Course prerequisites
Bachelor degree. Knowledge of corporate strategy, management theory, and organizational behavior is an advantage, but not a precondition for participation. The course is offered as required component in of the first year Diversity and Change Management (DCM) concentration in Intercultural Management. It is open to students in other CBS graduate programs, including international students participating in exchange programs.
Examination
Leading and Managing Intercultural Projects:
Exam ECTS 7,5
Examination form Home assignment - written product
Individual or group exam Individual
Size of written product Max. 15 pages
Assignment type Project
Duration Written product to be submitted on specified date and time.
Grading scale 7-step scale
Examiner(s) One internal examiner
Exam period Autumn
Make-up exam/re-exam
Same examination form as the ordinary exam
Course content and structure

This course will take up the leadership tools necessary to design, manage, and evaluate project work by exploring the conceptual foundations for successful project management in today’s globalized, complex organizations and societies. We go beyond simple, and simplistic, “how-to” or best practice approaches to the subject of project management in several respects. First, case analysis will offer detailed study and class discussion on leadership and management of projects.

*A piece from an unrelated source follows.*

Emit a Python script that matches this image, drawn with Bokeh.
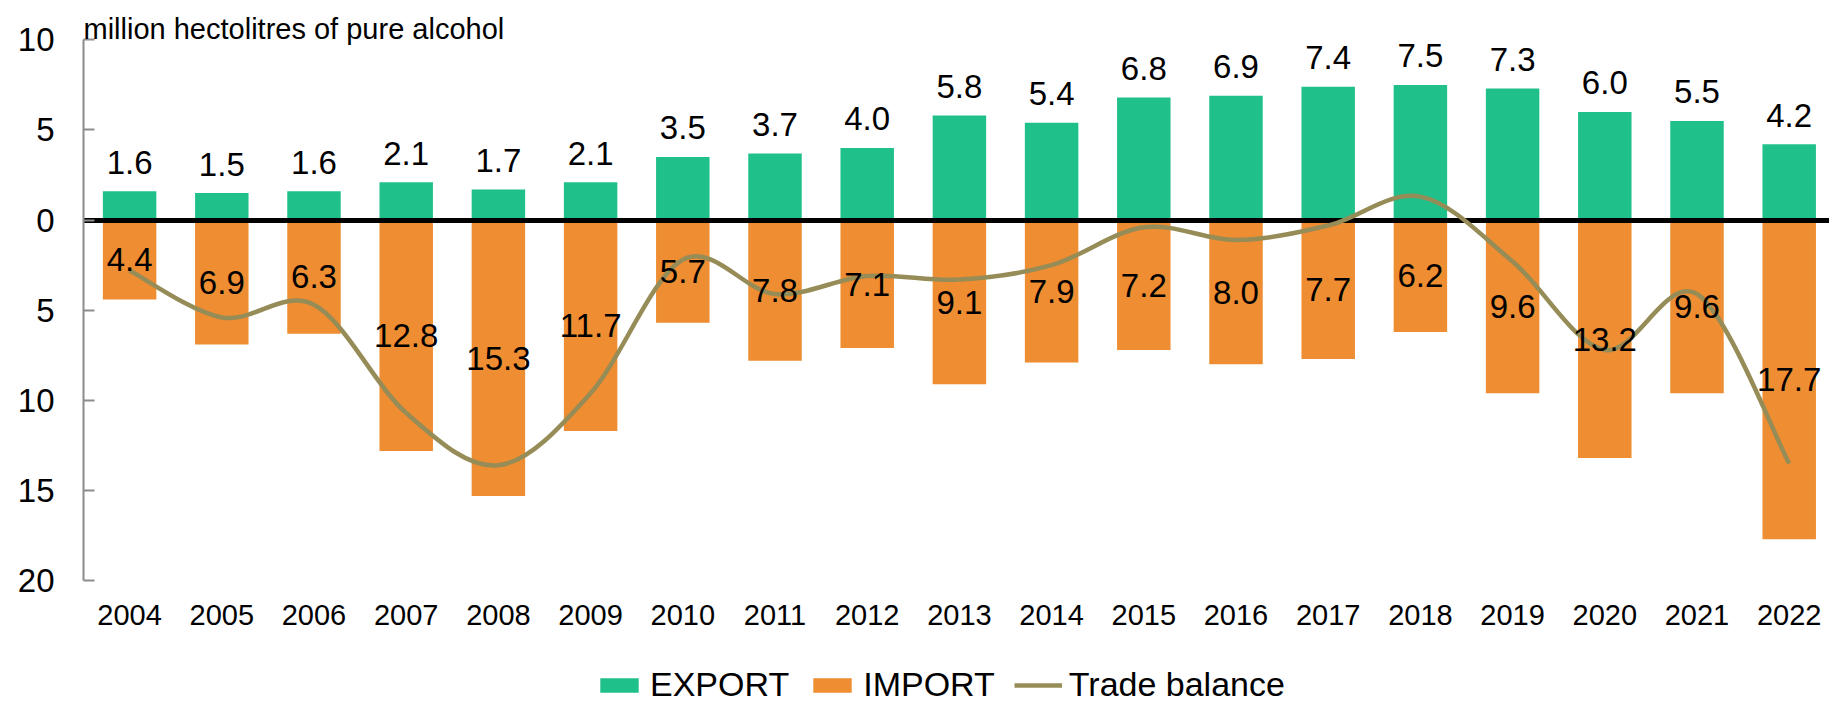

Second, the epistemology of project leadership will be steadily developed from case analysis and research literature on project management. Third, a historical sense of the project leadership and management literature will offer essential context for Master’s specialization in Diversity and Change management through study of the comparative employment ecologies of modern organizations in respect to their national origins and encounters in project sites.

 

Participants will consider how to manage uncertainty and risk associated with project work. We will explore how the human elements of power, politics, and interrelationships play into the success and/or failure of projects. The course will help student grounding in project leadership and management epistemology as a course end in itself, but also as a preparation for study of concepts and practices introduced in other areas of the later DCM curriculum. Such curriculum related themes include culture, complex organizations, strategy, stakeholders, diversity, and geo-political regional differences.
 

Analysis of several project cases that evidence both successful and unsuccessful project management will provide students with practical examples of the themes and principles under discussion. In particular cases, the management of projects in transnational and intercultural contexts will refine student sensibility about the genre of case-based studies: what is provided for reflection – and what is left out. This course aims to help students become reflective and reflexive project managers and leaders, as reflective consumers of project management literature: able to read such material with a proper sense of case literature strengths as well as weaknesses.

Teaching methods
The approach includes assigned readings and lectures with inductive case reading, reflection, and guided class discussion. Case discussions will employ the Harvard Business School style “case method.” Some cases lend themselves to small-group discussion in advance of a plenary summation, other benefit from an instructor-guided discussion.

The learning model presumes regular class attendance for appropriate understanding of the course materials and success regarding the learning objectives. Class discussion will depend upon and presume student preparation of cases prior to each class.